The success of the Phillies was tied, in large part, to the arrival of McGraw. McGraw was one of four Phillies to earn a trip to the NL All-Star game in 1975 and go back to his familiar role as closer. From 1975 through 1984, in his ages 30 through 39 (!) seasons, McGraw posted a 3.10 ERA with a 1.198 WHIP in 722 IP. Among players with at least 600 IP in that span, McGraw ranked 28th in K/9 IP, 17th in ERA, and 21st out of 199 in WHIP.

Even though McGraw’s impact was seen immediately, as evident by the Phillies three consecutive division wins from 1976 through 1978 in no small part to having the lowest bullpen ERA in baseball over those three years, McGraw’s finest season would come in 1980. Posting career-lows (1.46 ERA, 0.921 WHIP) with his first 20 save season since 1973, McGraw had a 1980 for the ages, finishing fifth in the NL Cy Young voting and a 16th place finish in the NL MVP voting. McGraw would take the hill for nine postseason games in 1980, including earning the save in Game 6 of the Fall Classic in front of a racus Veteran’s Stadium crowd to clinch the World Series.

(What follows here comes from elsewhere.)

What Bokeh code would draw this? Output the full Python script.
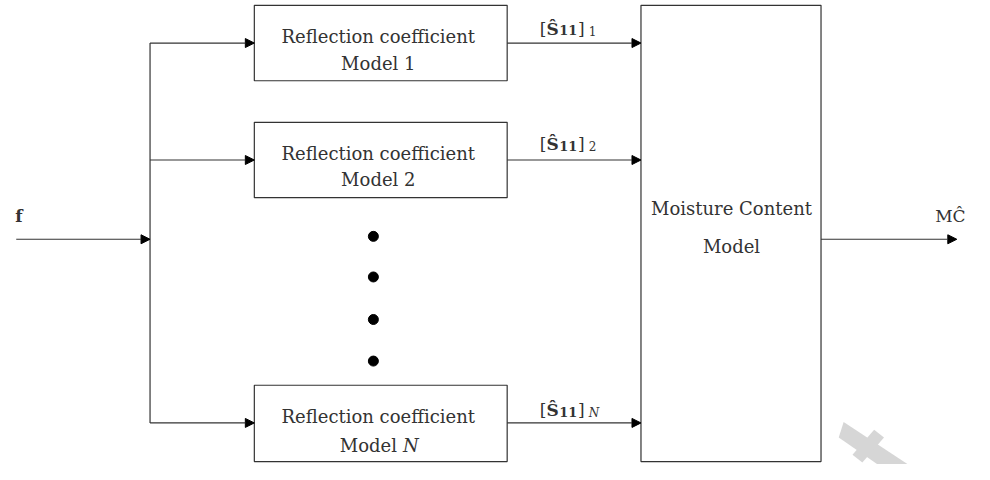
from bokeh.plotting import figure
from bokeh.models import Arrow, NormalHead, ColumnDataSource, Range1d
from bokeh.core.properties import value
from bokeh.embed import file_html
from bokeh.resources import INLINE

FONT = value("DejaVu Serif")
LINE = "#333333"
TXT = "#333333"
FS = "18px"

# ---- diagram data (reference pixel coordinates) ----
model_box_left = 258
model_box_right = 515
model_box_top = [5, 126, 398]
model_box_bottom = [83, 204, 477]
model_line1 = ["Reflection coefficient"] * 3
model_line1_y = [37, 158, 430]
model_line2 = ["Model 1", "Model 2"]
model_line2_y = [65, 185]
model_n_y = 460
text_cx = 384

mc_box = dict(left=651, right=834, top=5, bottom=477)
mc_text = ["Moisture Content", "Model"]
mc_text_y = [215, 254]
mc_text_x = 743

branch_x = 152
branch_y = [44, 165, 437]
input_y = 247
input_x0 = 16
out_y = 247
out_x1 = 972

dot_x = [379, 379, 379, 379]
dot_y = [244, 286, 330, 373]

label_x = 548
label_baseline = [29, 148, 424]
label_sub = ["1", "2", "N"]

p = figure(width=974, height=464, output_backend="svg", toolbar_location=None,
           x_range=Range1d(0, 990), y_range=Range1d(480, 0),
           min_border=0, background_fill_color="white", border_fill_color="white")
p.axis.visible = False
p.grid.visible = False
p.outline_line_color = None

# watermark (faint grey cross, bottom right)
p.patches(xs=[[857, 852, 920, 930], [866, 876, 898, 888]],
          ys=[[436, 452, 500, 485], [470, 478, 452, 444]],
          fill_color="#d6d6d6", line_color=None)

# model boxes
p.quad(left=[model_box_left] * 3, right=[model_box_right] * 3,
       top=model_box_top, bottom=model_box_bottom,
       fill_color="white", line_color=LINE, line_width=1.2)
# moisture content box
p.quad(left=[mc_box["left"]], right=[mc_box["right"]], top=[mc_box["top"]],
       bottom=[mc_box["bottom"]], fill_color="white", line_color=LINE, line_width=1.2)

# vertical distribution line
p.line(x=[branch_x, branch_x], y=[branch_y[0], branch_y[-1]], line_color=LINE, line_width=1.2)


def add_arrows(x0, y0, x1, y1):
    src = ColumnDataSource(dict(x0=x0, y0=y0, x1=x1, y1=y1))
    p.add_layout(Arrow(end=NormalHead(size=9, fill_color="black", line_color="black", line_width=1),
                       x_start="x0", y_start="y0", x_end="x1", y_end="y1",
                       source=src, line_color=LINE, line_width=1.2))


add_arrows([input_x0], [input_y], [branch_x], [input_y])
add_arrows([branch_x] * 3, branch_y, [model_box_left] * 3, branch_y)
add_arrows([model_box_right] * 3, branch_y, [mc_box["left"]] * 3, branch_y)
add_arrows([mc_box["right"]], [out_y], [out_x1], [out_y])

# dots
p.scatter(x=dot_x, y=dot_y, size=10, fill_color="black", line_color="black")

# model box texts
p.text(x=[text_cx] * 3, y=model_line1_y, text=model_line1, text_font=FONT,
       text_font_size=FS, text_align="center", text_baseline="alphabetic", text_color=TXT)
p.text(x=[text_cx] * 2, y=model_line2_y, text=model_line2, text_font=FONT,
       text_font_size=FS, text_align="center", text_baseline="alphabetic", text_color=TXT)
p.text(x=[403], y=[model_n_y], text=["Model"], text_font=FONT,
       text_font_size=FS, text_align="right", text_baseline="alphabetic", text_color=TXT)
p.text(x=[409], y=[model_n_y], text=["N"], text_font=FONT, text_font_style="italic",
       text_font_size=FS, text_align="left", text_baseline="alphabetic", text_color=TXT)

# moisture content texts
p.text(x=[mc_text_x] * 2, y=mc_text_y, text=mc_text, text_font=FONT,
       text_font_size=FS, text_align="center", text_baseline="alphabetic", text_color=TXT)

# input / output labels
p.text(x=[15], y=[223], text=["f"], text_font=FONT, text_font_style="bold",
       text_font_size="17px", text_align="left", text_baseline="alphabetic", text_color=TXT)
p.text(x=[950], y=[223], text=["MĈ"], text_font=FONT,
       text_font_size="17px", text_align="left", text_baseline="alphabetic", text_color=TXT)

# [S11]_k labels
n = len(label_baseline)
p.text(x=[label_x] * n, y=label_baseline, text=["["] * n, text_font=FONT,
       text_font_size="17px", text_align="left", text_baseline="alphabetic", text_color=TXT)
p.text(x=[label_x + 7] * n, y=label_baseline, text=["Ŝ"] * n, text_font=FONT, text_font_style="bold",
       text_font_size="17px", text_align="left", text_baseline="alphabetic", text_color=TXT)
p.text(x=[label_x + 20] * n, y=[b + 2 for b in label_baseline], text=["11"] * n, text_font=FONT,
       text_font_style="bold", text_font_size="13px", text_align="left", text_baseline="alphabetic",
       text_color=TXT)
p.text(x=[label_x + 39] * n, y=label_baseline, text=["]"] * n, text_font=FONT,
       text_font_size="17px", text_align="left", text_baseline="alphabetic", text_color=TXT)
p.text(x=[label_x + 50, label_x + 50], y=[b + 3 for b in label_baseline[:2]], text=label_sub[:2],
       text_font=FONT, text_font_size="12px", text_align="left", text_baseline="alphabetic",
       text_color=TXT)
p.text(x=[label_x + 50], y=[label_baseline[2] + 3], text=[label_sub[2]], text_font=FONT,
       text_font_style="italic", text_font_size="12px", text_align="left", text_baseline="alphabetic",
       text_color=TXT)

open("out.html", "w").write(file_html(p, INLINE))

General Manager Paul Owens followed a blueprint of developing young talent and acquiring solid veterans after assuming the role of General Manager in 1973. Owens built a team that earned six playoff appearances and acquired a quirky, rowdy, overpaid, possibly burnt out reliever early in the run that became the heart and soul of the first Phillies World Series championship squad. Sometimes, ya just gotta believe.